L'entreprise Alcatel, qui a aussi licencié massivement dans le passé, invoque la nécessité d'être plus compétitive face aux concurrents et prévoit un plan de réorganisation : cela apparaît comme le prélude à un plan de suppression d'emplois.

D'autres entreprises encore sont en redressement judiciaire, comme Calaire Chimie qui emploie 197 salariés. Pour la Société de manutention du port, cela se termine par une liquidation et 35 suppressions d'emplois de dockers.

Des groupes capitalistes riches à milliards

Les dirigeants des entreprises justifient leurs mauvais coups par la concurrence internationale. Mais, pas plus que dans la dentelle, ce ne sont pas de petits patrons acculés à la faillite. Ils dirigent des filiales de groupes capitalistes internationaux riches à milliards. Schaeffler est la propriété de Maria-Élisabeth Schaeffler, à la tête d'un groupe mondial exploitant 74 000 salariés dans 51 pays sur 186 sites, dont la dernière offensive financière a consisté à avaler le groupe Continental. Alcatel appartient au groupe franco-américain Alcatel-Lucent, un géant des télécommunications qui a réalisé plus d'un milliard de profits en 2011. La Société de manutention du port de Calais est une agence calaisienne de Léon-Vincent, lui-même filiale du belge Sea Invest spécialisé dans la manutention portuaire, qui en France engendre quelques 660 millions d'euros de chiffre d'affaires. Et même l'entreprise La Calaisienne, qui fabrique des uniformes pour diverses armées du monde, est une filiale du groupe Marck, présent sur sept sites en France et dans le monde.

Quand ces dirigeants suppriment des emplois, ce n'est pas qu'ils sont en difficultés, c'est qu'ils choisissent de faire encore plus de profits en réorientant leurs investissements.

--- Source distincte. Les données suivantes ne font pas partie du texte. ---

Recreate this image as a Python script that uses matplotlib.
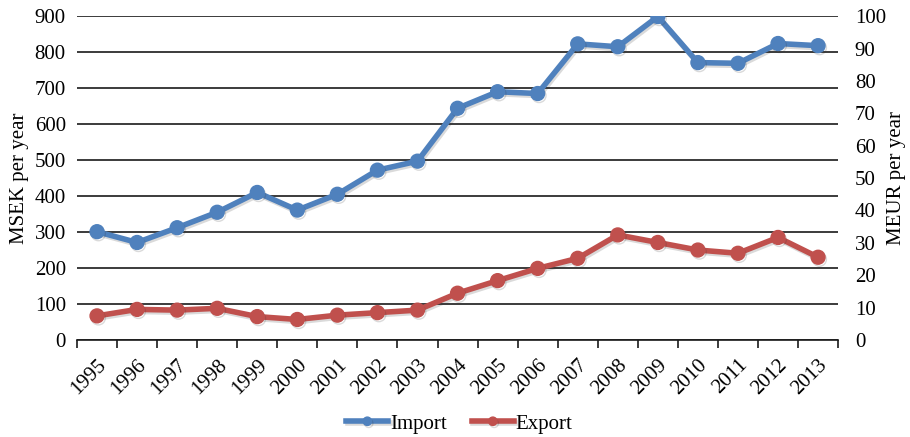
import numpy as np
import matplotlib
matplotlib.use("Agg")
import matplotlib.pyplot as plt
import matplotlib.patheffects as pe

years = [str(y) for y in range(1995, 2014)]
imports = [301, 271, 312, 355, 410, 361, 405, 472, 497, 644, 690, 685,
           823, 815, 899, 771, 769, 824, 818]
exports = [67, 85, 83, 88, 65, 57, 69, 76, 83, 130, 165, 199,
           227, 292, 271, 250, 241, 285, 230]

plt.rcParams['font.family'] = ['Liberation Serif', 'DejaVu Serif']
plt.rcParams['font.size'] = 15

blue = '#4F81BD'
red = '#C0504D'

fig = plt.figure(figsize=(9.1, 4.37), dpi=100)
ax = fig.add_axes([0.0846, 0.222, 0.8364, 0.741])

x = np.arange(len(years))
shadow = [pe.SimpleLineShadow(offset=(1.0, -1.5), alpha=0.18, shadow_color='#333333'), pe.Normal()]
l1, = ax.plot(x, imports, color=blue, lw=4.0, marker='o', ms=10,
              label='Import', path_effects=shadow, zorder=3)
l2, = ax.plot(x, exports, color=red, lw=4.0, marker='o', ms=10,
              label='Export', path_effects=shadow, zorder=3)

ax.set_xlim(-0.5, len(years) - 0.5)
ax.set_ylim(0, 900)
ax.set_yticks(np.arange(0, 901, 100))
ax.yaxis.grid(True, color='#1a1a1a', lw=1.2)
ax.set_axisbelow(True)

ax.set_xticks(x)
ax.set_xticklabels(years, rotation=45, ha='right', rotation_mode='anchor')
ax.set_xticks(np.arange(-0.5, len(years)), minor=True)
ax.tick_params(axis='x', which='major', length=0, pad=11)
ax.tick_params(axis='x', which='minor', length=6, width=1.2, color='#1a1a1a', direction='out')
ax.tick_params(axis='y', length=0, pad=8)
for s in ['left', 'right', 'top']:
    ax.spines[s].set_visible(False)
ax.spines['bottom'].set_color('#1a1a1a')
ax.spines['bottom'].set_linewidth(1.2)
ax.set_ylabel('MSEK per year', labelpad=4)

ax2 = ax.twinx()
ax2.set_ylim(0, 100)
ax2.set_yticks(np.arange(0, 101, 10))
ax2.tick_params(axis='y', length=0, pad=12)
for s in ['left', 'right', 'top', 'bottom']:
    ax2.spines[s].set_visible(False)
ax2.set_ylabel('MEUR per year', labelpad=1)

fig.legend(handles=[l1, l2], loc='lower center', bbox_to_anchor=(0.505, -0.035),
           ncol=2, frameon=False, handlelength=2.0, handletextpad=0.1,
           columnspacing=1.2, markerscale=0.6)

fig.savefig('out.png', dpi=100)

Le consortium ICIG, propriétaire actuel de Calaire, est une holding internationale avec 17 usines dans le monde, un chiffre d'affaires de 700 millions d'euros.

Arrosés par l'argent public

Ces géants industriels sont responsables du sinistre des emplois dans le Calaisis. Mais ce n'est pas leur seule nuisance : ils vampirisent aussi les budgets publics en exerçant un chantage permanent. Ils prétendent avoir besoin de subventions pour maintenir ou développer leurs activités... et ils les obtiennent ! Schaeffler a touché près d'un million d'euros rien que pour déménager l'usine du centre-ville vers la périphérie. Le centre d'appel Armatis, une multinationale, vient de se voir octroyer 700 000 euros pour agrandir son site calaisien. C'est autant d'argent qui n'est pas affecté aux services publics et autant d'impôts supplémentaires qui retombent sur les classes populaires.

Face à ces rapaces, la solution pour les travailleurs ne peut venir de tous les politiciens qui prétendent aider les capitalistes à trouver des « solutions industrielles ». La seule voie, c'est que le monde du travail entre en lutte de manière déterminée avec ses propres armes, celle des grèves et des manifestations, pour l'emploi et les salaires, en prenant sur les profits patronaux.